[Source material]
····················
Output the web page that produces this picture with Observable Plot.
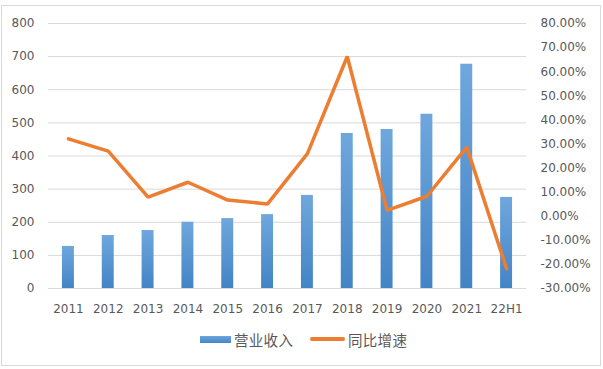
<!DOCTYPE html>
<html>
<head>
<meta charset="utf-8">
<script src="https://cdn.jsdelivr.net/npm/d3@7"></script>
<script src="https://cdn.jsdelivr.net/npm/@observablehq/plot@0.6"></script>
<style>
  html, body { margin: 0; padding: 0; background: #fff; }
  #wrap { position: relative; width: 603px; height: 369px; overflow: hidden; font-family: "DejaVu Sans", sans-serif; }
  #frame { position: absolute; left: 1px; top: 5px; width: 598px; height: 359px; border: 1px solid #d9d9d9; }
  #chart { position: absolute; left: 0; top: 0; }
  .lg { position: absolute; top: 328px; height: 22px; display: flex; align-items: center; font-family: "Noto Sans CJK SC", sans-serif; font-size: 14.5px; color: #595959; letter-spacing: 0.3px; }
  .sw-bar { width: 31px; height: 7px; background: linear-gradient(#6DA5DB, #4586C6); margin-right: 3px; }
  .sw-line { width: 35px; height: 3.5px; background: #ED7D31; margin-right: 3px; border-radius: 2px; }
</style>
</head>
<body>
<div id="wrap">
  <div id="frame"></div>
  <div id="chart"></div>
  <div class="lg" style="left:200px"><div class="sw-bar"></div><span>营业收入</span></div>
  <div class="lg" style="left:310px"><div class="sw-line"></div><span>同比增速</span></div>
</div>
<script>
const categories = ["2011","2012","2013","2014","2015","2016","2017","2018","2019","2020","2021","22H1"];
const revenue = [127, 160, 175, 200, 211, 223, 281, 468, 480, 526, 677, 275];
const growth = [32.1, 27.0, 7.9, 14.1, 6.7, 5.1, 26.0, 66.3, 2.4, 8.3, 28.7, -21.8];
const leftTicks = [0, 100, 200, 300, 400, 500, 600, 700, 800];
const rightTicks = [-30, -20, -10, 0, 10, 20, 30, 40, 50, 60, 70, 80];

const L0 = 0, L1 = 800, R0 = -30, R1 = 80;
const toLeft = p => (p - R0) / (R1 - R0) * (L1 - L0) + L0;
const toRight = v => (v - L0) / (L1 - L0) * (R1 - R0) + R0;

const data = categories.map((c, i) => ({cat: c, rev: revenue[i], g: growth[i], gl: toLeft(growth[i])}));

const textColor = "#595959";
const plot = Plot.plot({
  width: 603,
  height: 320,
  marginLeft: 48,
  marginRight: 77,
  marginTop: 23,
  marginBottom: 32,
  style: {fontFamily: "DejaVu Sans, sans-serif", fontSize: "12px", color: textColor, background: "transparent"},
  x: {domain: categories, paddingInner: 0.7, paddingOuter: 0.35, align: 0.5, round: false},
  y: {domain: [L0, L1]},
  marks: [
    Plot.gridY(leftTicks, {stroke: "#d9d9d9", strokeOpacity: 1, strokeWidth: 1}),
    Plot.axisY(leftTicks, {anchor: "left", tickSize: 0, tickPadding: 14, fill: textColor, label: null}),
    Plot.axisY(rightTicks.map(toLeft), {anchor: "right", tickSize: 0, tickPadding: 14, fill: textColor, label: null,
      tickFormat: v => Math.round(toRight(v)).toFixed(2) + "%", textAnchor: "start"}),
    Plot.axisX({tickSize: 0, tickPadding: 16, fill: textColor, label: null}),
    Plot.barY(data, {x: "cat", y: "rev", fill: "url(#barGrad)"}),
    Plot.line(data, {x: "cat", y: "gl", stroke: "#ED7D31", strokeWidth: 3.5, strokeLinejoin: "miter", strokeLinecap: "round"})
  ]
});

const ns = "http://www.w3.org/2000/svg";
const defs = document.createElementNS(ns, "defs");
const grad = document.createElementNS(ns, "linearGradient");
grad.setAttribute("id", "barGrad");
grad.setAttribute("x1", "0"); grad.setAttribute("y1", "0");
grad.setAttribute("x2", "0"); grad.setAttribute("y2", "1");
[["0%", "#6FA7DD"], ["100%", "#4384C5"]].forEach(([o, c]) => {
  const s = document.createElementNS(ns, "stop");
  s.setAttribute("offset", o); s.setAttribute("stop-color", c);
  grad.appendChild(s);
});
defs.appendChild(grad);
plot.insertBefore(defs, plot.firstChild);
document.getElementById("chart").appendChild(plot);
</script>
</body>
</html>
····················
[Set problem] Leave out the pictures. Transcribe only the lines above, from the first through the one that contains "60, 70, 80];".

[Exercise result]
Output the web page that produces this picture with Observable Plot.
<!DOCTYPE html>
<html>
<head>
<meta charset="utf-8">
<script src="https://cdn.jsdelivr.net/npm/d3@7"></script>
<script src="https://cdn.jsdelivr.net/npm/@observablehq/plot@0.6"></script>
<style>
  html, body { margin: 0; padding: 0; background: #fff; }
  #wrap { position: relative; width: 603px; height: 369px; overflow: hidden; font-family: "DejaVu Sans", sans-serif; }
  #frame { position: absolute; left: 1px; top: 5px; width: 598px; height: 359px; border: 1px solid #d9d9d9; }
  #chart { position: absolute; left: 0; top: 0; }
  .lg { position: absolute; top: 328px; height: 22px; display: flex; align-items: center; font-family: "Noto Sans CJK SC", sans-serif; font-size: 14.5px; color: #595959; letter-spacing: 0.3px; }
  .sw-bar { width: 31px; height: 7px; background: linear-gradient(#6DA5DB, #4586C6); margin-right: 3px; }
  .sw-line { width: 35px; height: 3.5px; background: #ED7D31; margin-right: 3px; border-radius: 2px; }
</style>
</head>
<body>
<div id="wrap">
  <div id="frame"></div>
  <div id="chart"></div>
  <div class="lg" style="left:200px"><div class="sw-bar"></div><span>营业收入</span></div>
  <div class="lg" style="left:310px"><div class="sw-line"></div><span>同比增速</span></div>
</div>
<script>
const categories = ["2011","2012","2013","2014","2015","2016","2017","2018","2019","2020","2021","22H1"];
const revenue = [127, 160, 175, 200, 211, 223, 281, 468, 480, 526, 677, 275];
const growth = [32.1, 27.0, 7.9, 14.1, 6.7, 5.1, 26.0, 66.3, 2.4, 8.3, 28.7, -21.8];
const leftTicks = [0, 100, 200, 300, 400, 500, 600, 700, 800];
const rightTicks = [-30, -20, -10, 0, 10, 20, 30, 40, 50, 60, 70, 80];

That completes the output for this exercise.